Each visit would bring with it the promise of a mix of new material and old favorites.

In late summer, the performer's advance men would hit the road and talk-up the performer and their "new" show.  They would check out the theatres, arrange accommodations and hire bill posters to put up the boss' latest one two and three-sheets.  And, just as the train pulled into town carrying the show, the advance man, or "ad man," would be pulling out and headed for the next tour stop.

Posters played an important role in promoting the performer's brand and also in communicating to an audience that might not have been able to read, or who did not understand English.  And it is for that reason that the posters of this period were dramatic and very representative of the expectation that the performer was hoping to create.

Here is an image of a poster used by Charles Carter.  It is typical of posters used in the first quarter of the 20th century.  It carried the performer's name and a representation of a featured illusion for that particular tour.  In this case, it was an illusion called "Carter Beats the Devil."

http://rlv.zcache.com/carter_the_great_vintage_magician_poster-p228676195453656632qzz0_400.jpg

From about the same period, here is a poster from Howard Thurston:



The ad is almost perfect.  "Thurston," the familiar name, is shown on a horse being hoisted aloft by four guys dressed like ushers.  Even if you can't read, you know right away that this is unusual and your curiosity is piqued.  What happens next?  Why is he wearing those clothes?

And, if as would most likely be the case, these posters were all over your community, it would be almost impossible to escape this image.  Just as it is difficult to escape many television commercials these days.

Satisfying your curiosity would cost maybe twenty-five cents for a seat in "the gods."  And that, as they say, was the name of the game.

You can see many of these same practices in use today.
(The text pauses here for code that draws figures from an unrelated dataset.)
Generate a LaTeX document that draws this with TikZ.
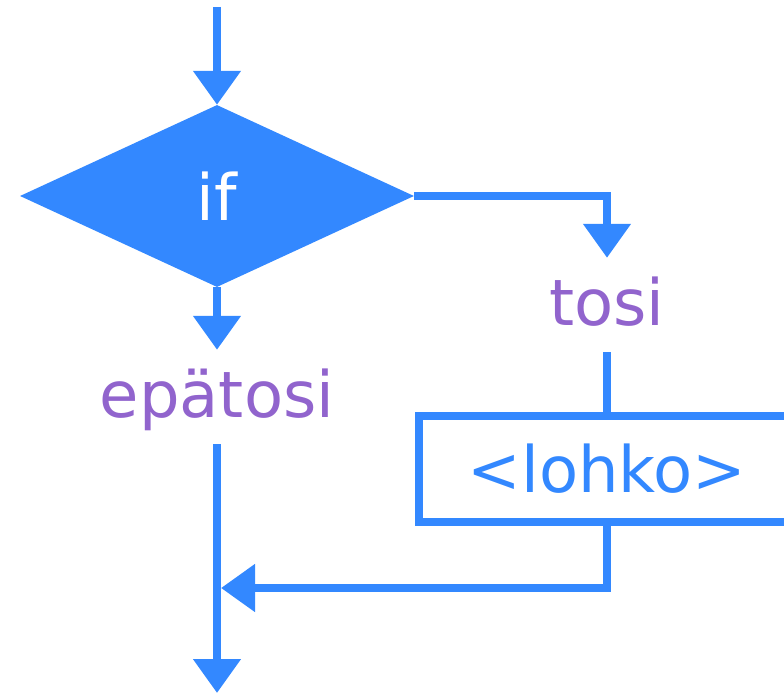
\documentclass[tikz,border=0pt]{standalone}
\usepackage{fontspec}
\setmainfont{DejaVu Sans}
\usetikzlibrary{shapes.geometric,arrows.meta}
\definecolor{flowblue}{RGB}{51,136,255}
\definecolor{flowpurple}{RGB}{145,100,205}
\begin{document}
\begin{tikzpicture}[x=1pt,y=-1pt,
  every node/.style={font=\fontsize{64pt}{70pt}\selectfont},
  flowline/.style={draw=flowblue,line width=8pt},
  flowarrow/.style={flowline,-{Triangle[width=46pt,length=34pt]}},
  label/.style={text=flowpurple,inner sep=0pt,text height=67pt,text depth=27pt,anchor=base},
  decision/.style={diamond,fill=flowblue,text=white,inner sep=0pt,minimum width=394pt,minimum height=182pt},
  blockbox/.style={draw=flowblue,line width=8pt,text=flowblue,inner sep=0pt,minimum width=376pt,minimum height=106pt}]
\useasboundingbox (0,0) rectangle (784,695);
\clip (0,0) rectangle (784,695);
\node[decision] (if) at (217,196) {if};
\node[label] (tosi) at (607,325) {tosi};
\node[label] (epatosi) at (217,417) {epätosi};
\node[blockbox] (lohko) at (607,469) {<lohko>};
\coordinate (start) at (217,7);
\coordinate (merge) at (221,588);
\coordinate (end) at (217,693);
\draw[flowarrow] (start) -- (if.north);
\draw[flowarrow] (if.east) -| (tosi.north);
\draw[flowline] (tosi.south) -- (lohko.north);
\draw[flowarrow] (lohko.south) |- (merge);
\draw[flowarrow] (if.south) -- (epatosi.north);
\draw[flowarrow] (epatosi.south) -- (end);
\end{tikzpicture}
\end{document}
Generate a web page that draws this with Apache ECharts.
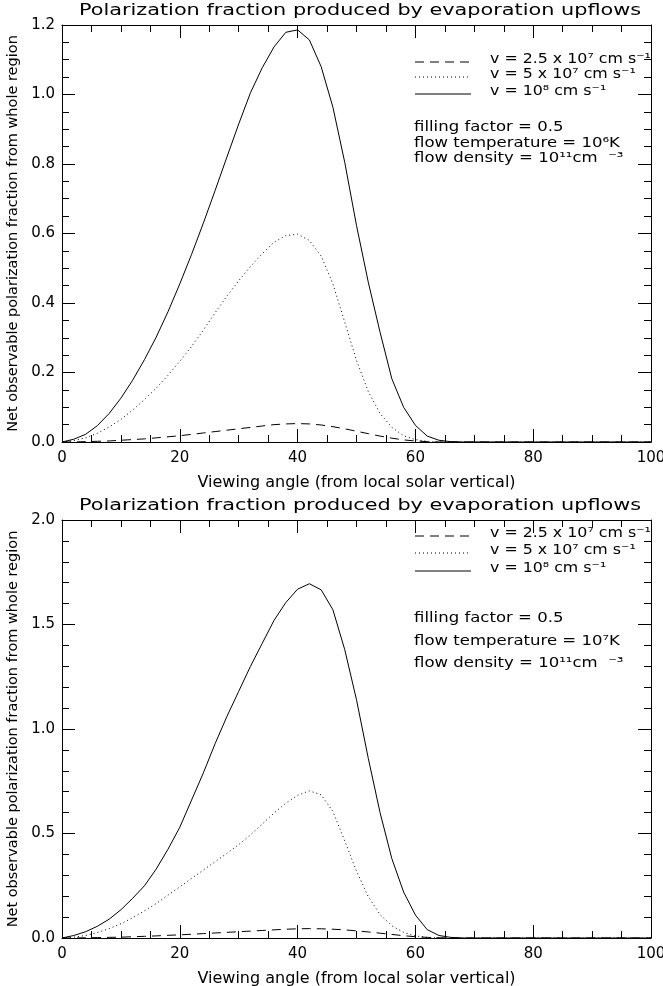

Here, for example, is a poster created to promote David Blaine's "Frozen in Time" special where he was encased in a block of ice for three days:


http://images.penguinmagic.com/images/products/original/9046a.jpg
And here is a poster for David Copperfield

http://newsimg.bbc.co.uk/media/images/44191000/jpg/_44191388_copperfield_afp203.jpg
What is noteworthy about this 2007 poster is that it is entirely about the personality of the performer.  It is an acknowledgement that his brand is more powerful than any individual effect in his repertoire.  The poster invites the audience to surrender their evening to the artist and, in exchange, he will amaze.

It's not unlike how they advertise movies with posters featuring featuring the face of the lead actor, or, from more than a century before, when "Buffalo Bill" Cody toured with his Wild West Show:




This poster dates from about 1900--about half-way through the 30-year run of Cody's 4-hour travelling extravaganza.  For a man whose show was already a household name and whose name was already a household name, what else did he have to say?  His audience had already been trained what to expect from these shows.

* * *

The rules have not really changed when it comes to generating interest in an upcoming show or event. 

Despite the changes in media, all marketing is social.  The goal is to get the potential audience pool curious, expectant and, above all, talking. 

"I can't believe he's going to be frozen in a block of ice."  "You have to see this guy, he actually flies on stage."  "My dad took me to see this guy when I was your age...."  "I wonder if he's still doing...."  "I hear he's doing all new stuff this year...."

These are the kinds of statements that the performer wants his audience making to themselves and, most importantly, to others.  They translate into ticket sales and, once they take their seats, they make the audience more receptive to the performance.  It's more nuanced than this, but a successful campaign is a way of pre-qualifying the audience:  if they are drawn in by the promotion, they will already have met the performer more than half-way.